START Dataset content

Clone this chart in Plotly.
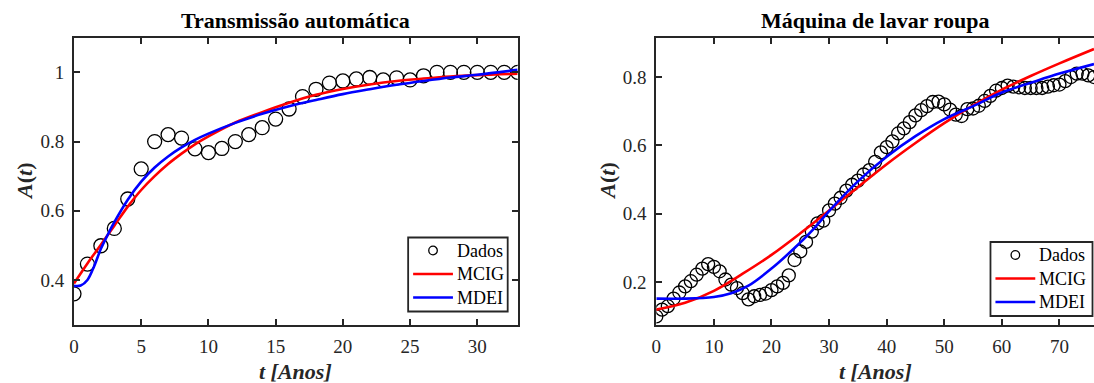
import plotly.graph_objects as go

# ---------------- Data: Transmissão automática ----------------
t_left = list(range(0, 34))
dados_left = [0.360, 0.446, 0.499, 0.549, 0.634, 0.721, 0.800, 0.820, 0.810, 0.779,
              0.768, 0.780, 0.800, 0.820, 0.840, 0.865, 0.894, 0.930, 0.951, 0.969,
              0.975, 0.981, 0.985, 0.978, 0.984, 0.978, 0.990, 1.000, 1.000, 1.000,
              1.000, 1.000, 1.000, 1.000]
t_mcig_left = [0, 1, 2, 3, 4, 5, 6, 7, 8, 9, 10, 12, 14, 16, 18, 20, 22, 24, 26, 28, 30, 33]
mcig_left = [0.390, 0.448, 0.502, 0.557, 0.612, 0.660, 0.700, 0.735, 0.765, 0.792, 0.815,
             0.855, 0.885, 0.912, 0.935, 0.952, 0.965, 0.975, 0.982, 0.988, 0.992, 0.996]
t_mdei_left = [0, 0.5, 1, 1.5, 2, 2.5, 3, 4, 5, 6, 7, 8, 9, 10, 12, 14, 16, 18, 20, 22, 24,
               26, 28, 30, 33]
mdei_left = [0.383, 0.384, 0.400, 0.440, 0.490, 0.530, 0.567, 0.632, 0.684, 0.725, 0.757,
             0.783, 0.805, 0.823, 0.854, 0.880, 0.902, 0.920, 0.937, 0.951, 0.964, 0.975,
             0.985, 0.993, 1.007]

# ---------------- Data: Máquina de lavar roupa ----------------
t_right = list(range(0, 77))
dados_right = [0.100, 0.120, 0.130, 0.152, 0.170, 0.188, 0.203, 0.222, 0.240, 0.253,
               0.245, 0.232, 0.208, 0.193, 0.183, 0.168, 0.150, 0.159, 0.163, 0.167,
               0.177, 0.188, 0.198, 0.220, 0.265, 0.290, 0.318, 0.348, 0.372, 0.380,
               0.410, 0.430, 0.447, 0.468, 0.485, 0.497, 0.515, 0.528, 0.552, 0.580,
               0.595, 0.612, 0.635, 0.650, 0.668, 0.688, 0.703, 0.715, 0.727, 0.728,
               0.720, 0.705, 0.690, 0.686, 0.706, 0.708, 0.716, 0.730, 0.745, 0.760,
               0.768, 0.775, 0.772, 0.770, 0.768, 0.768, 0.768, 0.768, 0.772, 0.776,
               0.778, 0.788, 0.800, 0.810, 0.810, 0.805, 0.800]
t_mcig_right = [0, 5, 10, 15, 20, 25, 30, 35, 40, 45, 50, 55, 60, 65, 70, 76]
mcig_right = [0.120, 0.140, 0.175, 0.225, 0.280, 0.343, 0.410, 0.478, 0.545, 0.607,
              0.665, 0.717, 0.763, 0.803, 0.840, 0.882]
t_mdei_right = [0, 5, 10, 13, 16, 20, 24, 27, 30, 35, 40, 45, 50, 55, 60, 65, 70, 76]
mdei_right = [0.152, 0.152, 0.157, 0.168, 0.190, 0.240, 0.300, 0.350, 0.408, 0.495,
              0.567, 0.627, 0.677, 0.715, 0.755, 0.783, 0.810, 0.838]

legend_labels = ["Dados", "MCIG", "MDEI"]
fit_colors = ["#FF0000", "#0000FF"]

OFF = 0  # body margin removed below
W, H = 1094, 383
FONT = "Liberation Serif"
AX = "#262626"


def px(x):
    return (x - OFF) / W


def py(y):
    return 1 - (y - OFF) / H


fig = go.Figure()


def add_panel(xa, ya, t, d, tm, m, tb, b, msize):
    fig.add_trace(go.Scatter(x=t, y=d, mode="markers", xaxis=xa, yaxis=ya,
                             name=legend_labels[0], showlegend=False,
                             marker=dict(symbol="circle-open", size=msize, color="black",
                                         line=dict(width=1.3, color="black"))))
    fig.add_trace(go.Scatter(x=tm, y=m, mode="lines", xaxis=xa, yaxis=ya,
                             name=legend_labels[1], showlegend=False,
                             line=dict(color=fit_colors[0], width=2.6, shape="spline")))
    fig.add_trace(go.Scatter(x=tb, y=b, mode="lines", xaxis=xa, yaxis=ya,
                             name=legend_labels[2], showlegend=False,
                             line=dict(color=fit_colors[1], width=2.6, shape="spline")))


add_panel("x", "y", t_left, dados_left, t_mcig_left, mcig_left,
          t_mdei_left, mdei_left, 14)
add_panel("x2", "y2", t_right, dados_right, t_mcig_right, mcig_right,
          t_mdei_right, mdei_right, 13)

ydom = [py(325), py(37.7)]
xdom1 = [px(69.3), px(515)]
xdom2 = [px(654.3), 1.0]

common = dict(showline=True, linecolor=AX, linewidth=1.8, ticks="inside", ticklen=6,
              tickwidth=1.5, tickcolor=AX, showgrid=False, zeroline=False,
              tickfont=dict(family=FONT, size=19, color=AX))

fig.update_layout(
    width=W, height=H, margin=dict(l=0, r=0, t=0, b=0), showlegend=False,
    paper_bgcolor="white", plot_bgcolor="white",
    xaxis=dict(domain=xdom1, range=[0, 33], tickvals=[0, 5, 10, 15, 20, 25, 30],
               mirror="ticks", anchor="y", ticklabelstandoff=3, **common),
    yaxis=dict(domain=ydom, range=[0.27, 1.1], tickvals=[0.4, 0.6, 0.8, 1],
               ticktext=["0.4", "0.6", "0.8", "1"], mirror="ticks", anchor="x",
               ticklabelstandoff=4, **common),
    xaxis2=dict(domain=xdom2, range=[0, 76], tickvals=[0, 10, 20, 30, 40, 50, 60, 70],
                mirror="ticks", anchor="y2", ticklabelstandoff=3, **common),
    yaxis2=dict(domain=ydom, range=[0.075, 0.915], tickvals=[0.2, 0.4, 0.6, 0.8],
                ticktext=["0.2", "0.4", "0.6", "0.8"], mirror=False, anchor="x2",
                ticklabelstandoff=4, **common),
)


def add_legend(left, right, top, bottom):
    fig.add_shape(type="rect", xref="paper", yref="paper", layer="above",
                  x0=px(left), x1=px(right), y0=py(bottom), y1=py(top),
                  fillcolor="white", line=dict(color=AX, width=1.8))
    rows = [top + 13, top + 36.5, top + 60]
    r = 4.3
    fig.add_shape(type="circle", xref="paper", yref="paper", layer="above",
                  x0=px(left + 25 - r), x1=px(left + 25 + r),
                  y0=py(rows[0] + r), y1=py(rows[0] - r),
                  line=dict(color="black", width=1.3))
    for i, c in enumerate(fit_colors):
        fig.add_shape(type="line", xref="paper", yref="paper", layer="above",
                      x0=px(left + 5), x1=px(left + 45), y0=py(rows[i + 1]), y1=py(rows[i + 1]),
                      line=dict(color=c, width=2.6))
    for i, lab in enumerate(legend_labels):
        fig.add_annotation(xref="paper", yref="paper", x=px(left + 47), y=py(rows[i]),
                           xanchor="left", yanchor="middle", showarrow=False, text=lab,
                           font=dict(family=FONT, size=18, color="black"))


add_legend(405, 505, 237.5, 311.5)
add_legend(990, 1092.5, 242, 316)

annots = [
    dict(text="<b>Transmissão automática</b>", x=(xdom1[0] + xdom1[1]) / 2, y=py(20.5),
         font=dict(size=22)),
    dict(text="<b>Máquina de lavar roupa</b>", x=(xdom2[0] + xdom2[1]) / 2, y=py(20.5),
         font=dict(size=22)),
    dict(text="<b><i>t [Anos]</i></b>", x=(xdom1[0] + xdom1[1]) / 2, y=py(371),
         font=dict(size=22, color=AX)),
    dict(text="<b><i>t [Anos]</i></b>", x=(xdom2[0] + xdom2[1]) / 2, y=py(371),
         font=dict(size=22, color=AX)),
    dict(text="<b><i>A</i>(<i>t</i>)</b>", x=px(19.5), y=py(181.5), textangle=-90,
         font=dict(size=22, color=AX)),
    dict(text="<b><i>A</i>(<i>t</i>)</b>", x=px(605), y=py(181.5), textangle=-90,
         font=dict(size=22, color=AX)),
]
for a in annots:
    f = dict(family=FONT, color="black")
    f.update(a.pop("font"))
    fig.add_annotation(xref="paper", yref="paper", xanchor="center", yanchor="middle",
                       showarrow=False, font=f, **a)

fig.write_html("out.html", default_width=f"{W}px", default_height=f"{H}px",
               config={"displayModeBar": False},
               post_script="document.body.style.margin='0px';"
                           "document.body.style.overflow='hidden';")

END Dataset content

What to do: Write out nothing but the lines from the start of the data through the line with "import plotly.graph_objects as go". Leave out the pictures.

Finished exercise:
Clone this chart in Plotly.
import plotly.graph_objects as go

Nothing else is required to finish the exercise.